## [Instructions to follow]
Below are some records; give them all again exactly, but not the pictures.

begin Input for this task

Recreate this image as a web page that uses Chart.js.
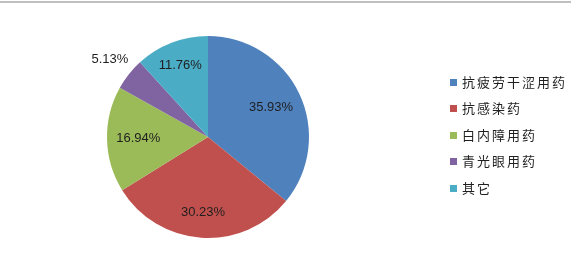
<!DOCTYPE html>
<html>
<head>
<meta charset="utf-8">
<script src="https://cdn.jsdelivr.net/npm/chart.js@4.4.0/dist/chart.umd.min.js"></script>
<style>
  html, body { margin: 0; padding: 0; background: #fff; }
  #wrap { position: relative; width: 571px; height: 259px; overflow: hidden; }
  #topline { position: absolute; left: 0; top: 1px; width: 571px; height: 2px; background: #bfbfbf; }
  canvas { position: absolute; left: 0; top: 0; }
</style>
</head>
<body>
<div id="wrap">
  <canvas id="c" width="571" height="259"></canvas>
  <div id="topline"></div>
</div>
<script>
const categories = ['抗疲劳干涩用药', '抗感染药', '白内障用药', '青光眼用药', '其它'];
const shares = [35.93, 30.23, 16.94, 5.13, 11.76];
const valueLabels = ['35.93%', '30.23%', '16.94%', '5.13%', '11.76%'];
const colors = ['#4f81bd', '#c0504d', '#9bbb59', '#8064a2', '#4bacc6'];
const labelRadius = [0.69, 0.75, 0.69, 1.24, 0.76];

const sliceLabels = {
  id: 'sliceLabels',
  afterDatasetsDraw(chart) {
    const ctx = chart.ctx;
    const meta = chart.getDatasetMeta(0);
    ctx.save();
    ctx.font = '13px "Liberation Sans", Arial, sans-serif';
    ctx.fillStyle = '#1f1f1f';
    ctx.textAlign = 'center';
    ctx.textBaseline = 'middle';
    meta.data.forEach((arc, i) => {
      const p = arc.getProps(['x', 'y', 'startAngle', 'endAngle', 'outerRadius'], true);
      const a = (p.startAngle + p.endAngle) / 2;
      const r = p.outerRadius * labelRadius[i];
      ctx.fillText(valueLabels[i], p.x + Math.cos(a) * r, p.y + Math.sin(a) * r);
    });
    ctx.restore();
  }
};

const sideLegend = {
  id: 'sideLegend',
  afterDraw(chart) {
    const ctx = chart.ctx;
    ctx.save();
    ctx.font = '13px "Noto Sans CJK SC", sans-serif';
    if ('letterSpacing' in ctx) ctx.letterSpacing = '2px';
    ctx.textAlign = 'left';
    ctx.textBaseline = 'middle';
    chart.data.labels.forEach((lab, i) => {
      const y = 82 + i * 26.5;
      ctx.fillStyle = colors[i];
      ctx.fillRect(450, Math.round(y - 3.5), 7, 7);
      ctx.fillStyle = '#1f1f1f';
      ctx.fillText(lab, 462, y);
    });
    ctx.restore();
  }
};

new Chart(document.getElementById('c'), {
  type: 'pie',
  data: {
    labels: categories,
    datasets: [{
      data: shares,
      backgroundColor: colors,
      borderWidth: 0
    }]
  },
  options: {
    responsive: false,
    animation: false,
    layout: { padding: { left: 107, right: 262, top: 36, bottom: 21 } },
    plugins: { legend: { display: false }, tooltip: { enabled: false } }
  },
  plugins: [sliceLabels, sideLegend]
});
</script>
</body>
</html>
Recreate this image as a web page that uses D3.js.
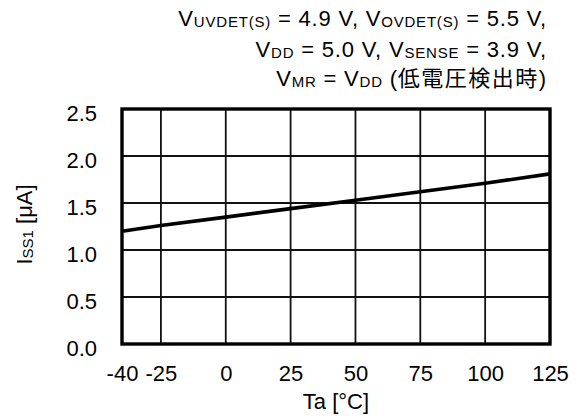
<!DOCTYPE html>
<html><head><meta charset="utf-8">
<script src="https://cdn.jsdelivr.net/npm/d3@7"></script>
<style>
body{margin:0;background:#fff;}
svg{display:block;font-family:Arial,"Liberation Sans",sans-serif;}
</style></head>
<body><svg id="c" width="581" height="418"></svg>
<script>
const temps = [-40, -25, 0, 25, 50, 75, 100, 125];
const iss1 = [1.20, 1.26, 1.35, 1.44, 1.53, 1.62, 1.71, 1.81];
const xTicks = [-40, -25, 0, 25, 50, 75, 100, 125];
const yTicks = [0, 0.5, 1.0, 1.5, 2.0, 2.5];

const svg = d3.select("#c");
const L = 122, R = 550, T = 109, B = 344;
const x = d3.scaleLinear().domain([-40, 125]).range([L, R]);
const y = d3.scaleLinear().domain([0, 2.5]).range([B, T]);
const fs = 22, sfs = 15;

// grid
const g = svg.append("g");
g.selectAll("line.v").data(xTicks.slice(1, -1)).join("line")
  .attr("x1", d => x(d)).attr("x2", d => x(d)).attr("y1", T).attr("y2", B)
  .attr("stroke", "#111").attr("stroke-width", 1.8);
g.selectAll("line.h").data(yTicks.slice(1, -1)).join("line")
  .attr("x1", L).attr("x2", R).attr("y1", d => y(d)).attr("y2", d => y(d))
  .attr("stroke", "#111").attr("stroke-width", 1.8);

// data line
svg.append("path").datum(temps.map((t, i) => [t, iss1[i]]))
  .attr("d", d3.line().x(d => x(d[0])).y(d => y(d[1])))
  .attr("fill", "none").attr("stroke", "#000").attr("stroke-width", 3.6);

// frame
svg.append("rect").attr("x", L).attr("y", T).attr("width", R - L).attr("height", B - T)
  .attr("fill", "none").attr("stroke", "#000").attr("stroke-width", 3.4);

// axes labels
const xa = svg.append("g").attr("transform", `translate(0,${B})`)
  .call(d3.axisBottom(x).tickValues(xTicks).tickSize(0).tickPadding(21).tickFormat(d => String(d)));
xa.select(".domain").remove();
xa.selectAll("text").attr("font-size", fs).attr("font-family", null).attr("fill", "#000");

const ya = svg.append("g").attr("transform", `translate(${L},0)`)
  .call(d3.axisLeft(y).tickValues(yTicks).tickSize(0).tickPadding(25).tickFormat(d3.format(".1f")));
ya.select(".domain").remove();
ya.selectAll("text").attr("font-size", fs).attr("font-family", null).attr("fill", "#000").attr("dy", "0.5em");

// axis titles
svg.append("text").attr("x", (L + R) / 2).attr("y", 409).attr("text-anchor", "middle")
  .attr("font-size", fs).text("Ta [°C]");
const yt = svg.append("text").attr("transform", `translate(32,${(T + B) / 2 - 2}) rotate(-90)`)
  .attr("text-anchor", "middle").attr("font-size", fs);
yt.append("tspan").text("I");
yt.append("tspan").attr("font-size", sfs).attr("dy", 1).text("SS1");
yt.append("tspan").attr("dy", -1).text(" [μA]");

// condition text
const lines = [
  [["V", 0], ["UVDET(S)", 1], [" = 4.9 V, V", 0], ["OVDET(S)", 1], [" = 5.5 V,", 0]],
  [["V", 0], ["DD", 1], [" = 5.0 V, V", 0], ["SENSE", 1], [" = 3.9 V,", 0]],
  [["V", 0], ["MR", 1], [" = V", 0], ["DD", 1], [" (", 0], ["低電圧検出時", 2], [")", 0]]
];
const baselines = [26, 57, 86];
lines.forEach((parts, i) => {
  const t = svg.append("text").attr("x", 547).attr("y", baselines[i]).attr("text-anchor", "end")
    .attr("font-size", fs).attr("letter-spacing", 0.8);
  let sub = false;
  parts.forEach(([s, k]) => {
    const ts = t.append("tspan").text(s);
    if (k === 1) { ts.attr("font-size", sfs).attr("dy", sub ? 0 : 1); sub = true; }
    else { if (sub) ts.attr("dy", -1); sub = false; }
    if (k === 2) ts.attr("font-family", "'Noto Sans CJK JP'").attr("letter-spacing", 1.5);
  });
});
</script></body></html>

end Input for this task

## [Answer to this exercise]
Recreate this image as a web page that uses Chart.js.
<!DOCTYPE html>
<html>
<head>
<meta charset="utf-8">
<script src="https://cdn.jsdelivr.net/npm/chart.js@4.4.0/dist/chart.umd.min.js"></script>
<style>
  html, body { margin: 0; padding: 0; background: #fff; }
  #wrap { position: relative; width: 571px; height: 259px; overflow: hidden; }
  #topline { position: absolute; left: 0; top: 1px; width: 571px; height: 2px; background: #bfbfbf; }
  canvas { position: absolute; left: 0; top: 0; }
</style>
</head>
<body>
<div id="wrap">
  <canvas id="c" width="571" height="259"></canvas>
  <div id="topline"></div>
</div>
<script>
const categories = ['抗疲劳干涩用药', '抗感染药', '白内障用药', '青光眼用药', '其它'];
const shares = [35.93, 30.23, 16.94, 5.13, 11.76];
const valueLabels = ['35.93%', '30.23%', '16.94%', '5.13%', '11.76%'];
const colors = ['#4f81bd', '#c0504d', '#9bbb59', '#8064a2', '#4bacc6'];
const labelRadius = [0.69, 0.75, 0.69, 1.24, 0.76];

const sliceLabels = {
  id: 'sliceLabels',
  afterDatasetsDraw(chart) {
    const ctx = chart.ctx;
    const meta = chart.getDatasetMeta(0);
    ctx.save();
    ctx.font = '13px "Liberation Sans", Arial, sans-serif';
    ctx.fillStyle = '#1f1f1f';
    ctx.textAlign = 'center';
    ctx.textBaseline = 'middle';
    meta.data.forEach((arc, i) => {
      const p = arc.getProps(['x', 'y', 'startAngle', 'endAngle', 'outerRadius'], true);
      const a = (p.startAngle + p.endAngle) / 2;
      const r = p.outerRadius * labelRadius[i];
      ctx.fillText(valueLabels[i], p.x + Math.cos(a) * r, p.y + Math.sin(a) * r);
    });
    ctx.restore();
  }
};

const sideLegend = {
  id: 'sideLegend',
  afterDraw(chart) {
    const ctx = chart.ctx;
    ctx.save();
    ctx.font = '13px "Noto Sans CJK SC", sans-serif';
    if ('letterSpacing' in ctx) ctx.letterSpacing = '2px';
    ctx.textAlign = 'left';
    ctx.textBaseline = 'middle';
    chart.data.labels.forEach((lab, i) => {
      const y = 82 + i * 26.5;
      ctx.fillStyle = colors[i];
      ctx.fillRect(450, Math.round(y - 3.5), 7, 7);
      ctx.fillStyle = '#1f1f1f';
      ctx.fillText(lab, 462, y);
    });
    ctx.restore();
  }
};

new Chart(document.getElementById('c'), {
  type: 'pie',
  data: {
    labels: categories,
    datasets: [{
      data: shares,
      backgroundColor: colors,
      borderWidth: 0
    }]
  },
  options: {
    responsive: false,
    animation: false,
    layout: { padding: { left: 107, right: 262, top: 36, bottom: 21 } },
    plugins: { legend: { display: false }, tooltip: { enabled: false } }
  },
  plugins: [sliceLabels, sideLegend]
});
</script>
</body>
</html>
Recreate this image as a web page that uses D3.js.
<!DOCTYPE html>
<html><head><meta charset="utf-8">
<script src="https://cdn.jsdelivr.net/npm/d3@7"></script>
<style>
body{margin:0;background:#fff;}
svg{display:block;font-family:Arial,"Liberation Sans",sans-serif;}
</style></head>
<body><svg id="c" width="581" height="418"></svg>
<script>
const temps = [-40, -25, 0, 25, 50, 75, 100, 125];
const iss1 = [1.20, 1.26, 1.35, 1.44, 1.53, 1.62, 1.71, 1.81];
const xTicks = [-40, -25, 0, 25, 50, 75, 100, 125];
const yTicks = [0, 0.5, 1.0, 1.5, 2.0, 2.5];

const svg = d3.select("#c");
const L = 122, R = 550, T = 109, B = 344;
const x = d3.scaleLinear().domain([-40, 125]).range([L, R]);
const y = d3.scaleLinear().domain([0, 2.5]).range([B, T]);
const fs = 22, sfs = 15;

// grid
const g = svg.append("g");
g.selectAll("line.v").data(xTicks.slice(1, -1)).join("line")
  .attr("x1", d => x(d)).attr("x2", d => x(d)).attr("y1", T).attr("y2", B)
  .attr("stroke", "#111").attr("stroke-width", 1.8);
g.selectAll("line.h").data(yTicks.slice(1, -1)).join("line")
  .attr("x1", L).attr("x2", R).attr("y1", d => y(d)).attr("y2", d => y(d))
  .attr("stroke", "#111").attr("stroke-width", 1.8);

// data line
svg.append("path").datum(temps.map((t, i) => [t, iss1[i]]))
  .attr("d", d3.line().x(d => x(d[0])).y(d => y(d[1])))
  .attr("fill", "none").attr("stroke", "#000").attr("stroke-width", 3.6);

// frame
svg.append("rect").attr("x", L).attr("y", T).attr("width", R - L).attr("height", B - T)
  .attr("fill", "none").attr("stroke", "#000").attr("stroke-width", 3.4);

// axes labels
const xa = svg.append("g").attr("transform", `translate(0,${B})`)
  .call(d3.axisBottom(x).tickValues(xTicks).tickSize(0).tickPadding(21).tickFormat(d => String(d)));
xa.select(".domain").remove();
xa.selectAll("text").attr("font-size", fs).attr("font-family", null).attr("fill", "#000");

const ya = svg.append("g").attr("transform", `translate(${L},0)`)
  .call(d3.axisLeft(y).tickValues(yTicks).tickSize(0).tickPadding(25).tickFormat(d3.format(".1f")));
ya.select(".domain").remove();
ya.selectAll("text").attr("font-size", fs).attr("font-family", null).attr("fill", "#000").attr("dy", "0.5em");

// axis titles
svg.append("text").attr("x", (L + R) / 2).attr("y", 409).attr("text-anchor", "middle")
  .attr("font-size", fs).text("Ta [°C]");
const yt = svg.append("text").attr("transform", `translate(32,${(T + B) / 2 - 2}) rotate(-90)`)
  .attr("text-anchor", "middle").attr("font-size", fs);
yt.append("tspan").text("I");
yt.append("tspan").attr("font-size", sfs).attr("dy", 1).text("SS1");
yt.append("tspan").attr("dy", -1).text(" [μA]");

// condition text
const lines = [
  [["V", 0], ["UVDET(S)", 1], [" = 4.9 V, V", 0], ["OVDET(S)", 1], [" = 5.5 V,", 0]],
  [["V", 0], ["DD", 1], [" = 5.0 V, V", 0], ["SENSE", 1], [" = 3.9 V,", 0]],
  [["V", 0], ["MR", 1], [" = V", 0], ["DD", 1], [" (", 0], ["低電圧検出時", 2], [")", 0]]
];
const baselines = [26, 57, 86];
lines.forEach((parts, i) => {
  const t = svg.append("text").attr("x", 547).attr("y", baselines[i]).attr("text-anchor", "end")
    .attr("font-size", fs).attr("letter-spacing", 0.8);
  let sub = false;
  parts.forEach(([s, k]) => {
    const ts = t.append("tspan").text(s);
    if (k === 1) { ts.attr("font-size", sfs).attr("dy", sub ? 0 : 1); sub = true; }
    else { if (sub) ts.attr("dy", -1); sub = false; }
    if (k === 2) ts.attr("font-family", "'Noto Sans CJK JP'").attr("letter-spacing", 1.5);
  });
});
</script></body></html>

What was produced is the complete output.